_Your task_
Images should be left out, and everything else in the listing reproduced exactly.

_Given information_
################
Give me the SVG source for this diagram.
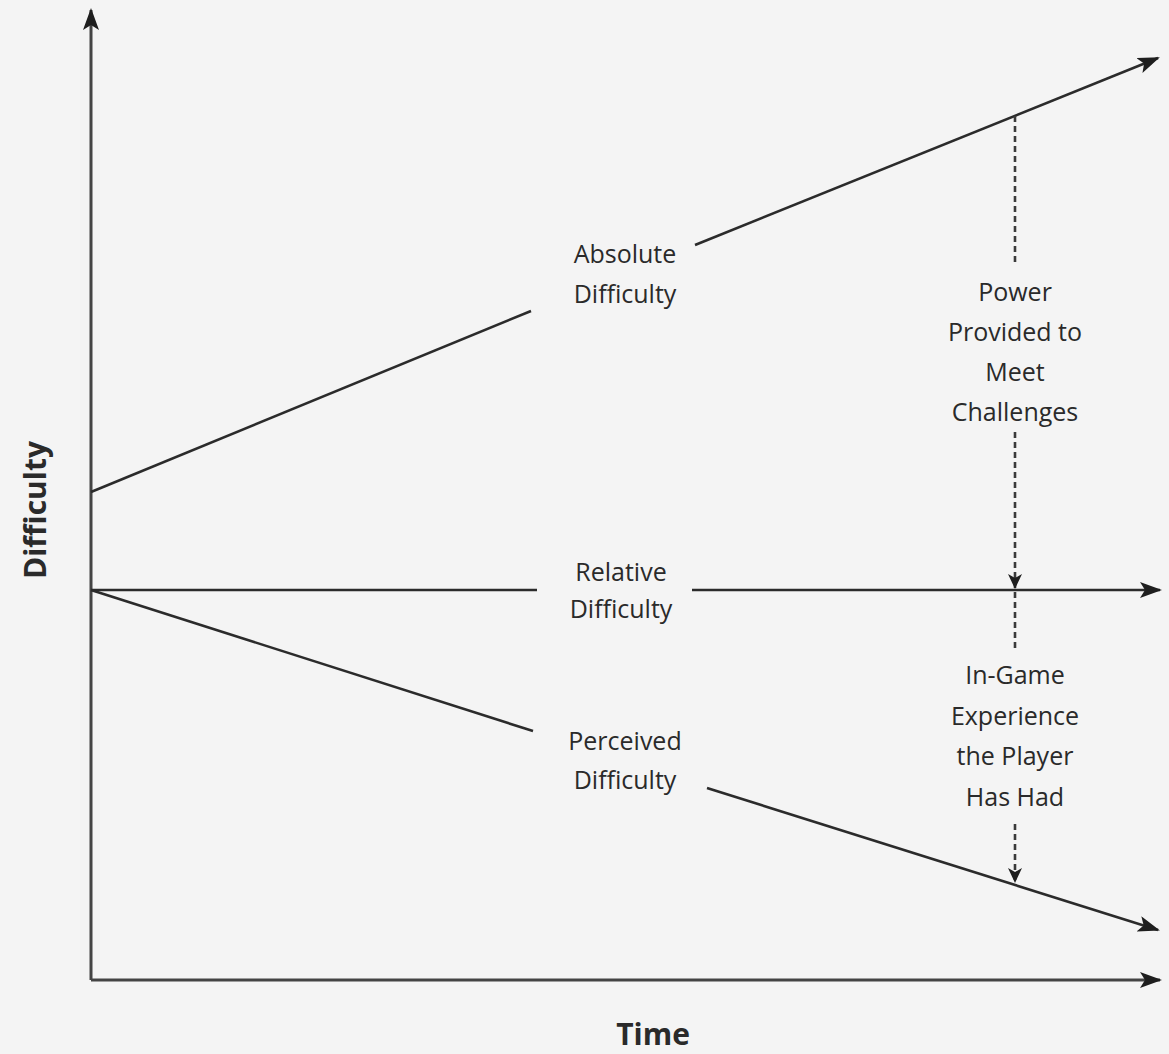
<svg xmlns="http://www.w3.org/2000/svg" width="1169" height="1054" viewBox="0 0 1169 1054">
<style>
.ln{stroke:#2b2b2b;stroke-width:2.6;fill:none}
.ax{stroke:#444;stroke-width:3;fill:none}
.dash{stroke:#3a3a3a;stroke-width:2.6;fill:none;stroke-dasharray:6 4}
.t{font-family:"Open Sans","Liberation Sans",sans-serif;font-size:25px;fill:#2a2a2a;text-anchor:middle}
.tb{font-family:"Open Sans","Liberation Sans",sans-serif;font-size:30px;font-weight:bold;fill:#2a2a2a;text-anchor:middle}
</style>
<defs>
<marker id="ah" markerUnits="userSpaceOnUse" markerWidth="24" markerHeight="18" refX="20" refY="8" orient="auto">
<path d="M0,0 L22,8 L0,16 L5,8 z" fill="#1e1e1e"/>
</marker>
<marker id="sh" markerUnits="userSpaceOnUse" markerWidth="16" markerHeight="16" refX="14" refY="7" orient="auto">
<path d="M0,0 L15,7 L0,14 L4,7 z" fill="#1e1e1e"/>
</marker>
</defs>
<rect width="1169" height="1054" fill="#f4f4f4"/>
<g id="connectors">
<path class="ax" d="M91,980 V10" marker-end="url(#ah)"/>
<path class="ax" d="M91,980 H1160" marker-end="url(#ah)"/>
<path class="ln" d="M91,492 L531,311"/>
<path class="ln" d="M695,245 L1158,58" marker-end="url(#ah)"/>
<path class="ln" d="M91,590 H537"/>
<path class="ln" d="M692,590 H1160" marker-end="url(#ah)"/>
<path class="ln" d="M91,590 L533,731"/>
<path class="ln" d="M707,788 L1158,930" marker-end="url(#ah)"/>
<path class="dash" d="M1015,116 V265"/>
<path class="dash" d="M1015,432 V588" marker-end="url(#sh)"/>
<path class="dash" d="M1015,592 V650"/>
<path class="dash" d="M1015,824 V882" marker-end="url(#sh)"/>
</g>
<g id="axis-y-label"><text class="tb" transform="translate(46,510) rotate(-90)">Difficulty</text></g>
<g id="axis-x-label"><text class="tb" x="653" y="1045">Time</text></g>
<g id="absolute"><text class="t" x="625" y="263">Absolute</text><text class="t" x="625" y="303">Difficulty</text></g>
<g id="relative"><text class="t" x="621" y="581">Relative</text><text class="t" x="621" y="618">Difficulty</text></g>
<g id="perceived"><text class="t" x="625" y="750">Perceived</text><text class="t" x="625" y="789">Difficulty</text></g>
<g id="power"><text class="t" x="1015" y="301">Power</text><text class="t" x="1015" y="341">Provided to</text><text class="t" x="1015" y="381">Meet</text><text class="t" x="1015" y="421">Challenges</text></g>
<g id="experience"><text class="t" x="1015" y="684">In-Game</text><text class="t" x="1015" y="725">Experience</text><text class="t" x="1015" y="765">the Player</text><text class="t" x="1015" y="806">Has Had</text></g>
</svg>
################
_Completed task_
Give me the SVG source for this diagram.
<svg xmlns="http://www.w3.org/2000/svg" width="1169" height="1054" viewBox="0 0 1169 1054">
<style>
.ln{stroke:#2b2b2b;stroke-width:2.6;fill:none}
.ax{stroke:#444;stroke-width:3;fill:none}
.dash{stroke:#3a3a3a;stroke-width:2.6;fill:none;stroke-dasharray:6 4}
.t{font-family:"Open Sans","Liberation Sans",sans-serif;font-size:25px;fill:#2a2a2a;text-anchor:middle}
.tb{font-family:"Open Sans","Liberation Sans",sans-serif;font-size:30px;font-weight:bold;fill:#2a2a2a;text-anchor:middle}
</style>
<defs>
<marker id="ah" markerUnits="userSpaceOnUse" markerWidth="24" markerHeight="18" refX="20" refY="8" orient="auto">
<path d="M0,0 L22,8 L0,16 L5,8 z" fill="#1e1e1e"/>
</marker>
<marker id="sh" markerUnits="userSpaceOnUse" markerWidth="16" markerHeight="16" refX="14" refY="7" orient="auto">
<path d="M0,0 L15,7 L0,14 L4,7 z" fill="#1e1e1e"/>
</marker>
</defs>
<rect width="1169" height="1054" fill="#f4f4f4"/>
<g id="connectors">
<path class="ax" d="M91,980 V10" marker-end="url(#ah)"/>
<path class="ax" d="M91,980 H1160" marker-end="url(#ah)"/>
<path class="ln" d="M91,492 L531,311"/>
<path class="ln" d="M695,245 L1158,58" marker-end="url(#ah)"/>
<path class="ln" d="M91,590 H537"/>
<path class="ln" d="M692,590 H1160" marker-end="url(#ah)"/>
<path class="ln" d="M91,590 L533,731"/>
<path class="ln" d="M707,788 L1158,930" marker-end="url(#ah)"/>
<path class="dash" d="M1015,116 V265"/>
<path class="dash" d="M1015,432 V588" marker-end="url(#sh)"/>
<path class="dash" d="M1015,592 V650"/>
<path class="dash" d="M1015,824 V882" marker-end="url(#sh)"/>
</g>
<g id="axis-y-label"><text class="tb" transform="translate(46,510) rotate(-90)">Difficulty</text></g>
<g id="axis-x-label"><text class="tb" x="653" y="1045">Time</text></g>
<g id="absolute"><text class="t" x="625" y="263">Absolute</text><text class="t" x="625" y="303">Difficulty</text></g>
<g id="relative"><text class="t" x="621" y="581">Relative</text><text class="t" x="621" y="618">Difficulty</text></g>
<g id="perceived"><text class="t" x="625" y="750">Perceived</text><text class="t" x="625" y="789">Difficulty</text></g>
<g id="power"><text class="t" x="1015" y="301">Power</text><text class="t" x="1015" y="341">Provided to</text><text class="t" x="1015" y="381">Meet</text><text class="t" x="1015" y="421">Challenges</text></g>
<g id="experience"><text class="t" x="1015" y="684">In-Game</text><text class="t" x="1015" y="725">Experience</text><text class="t" x="1015" y="765">the Player</text><text class="t" x="1015" y="806">Has Had</text></g>
</svg>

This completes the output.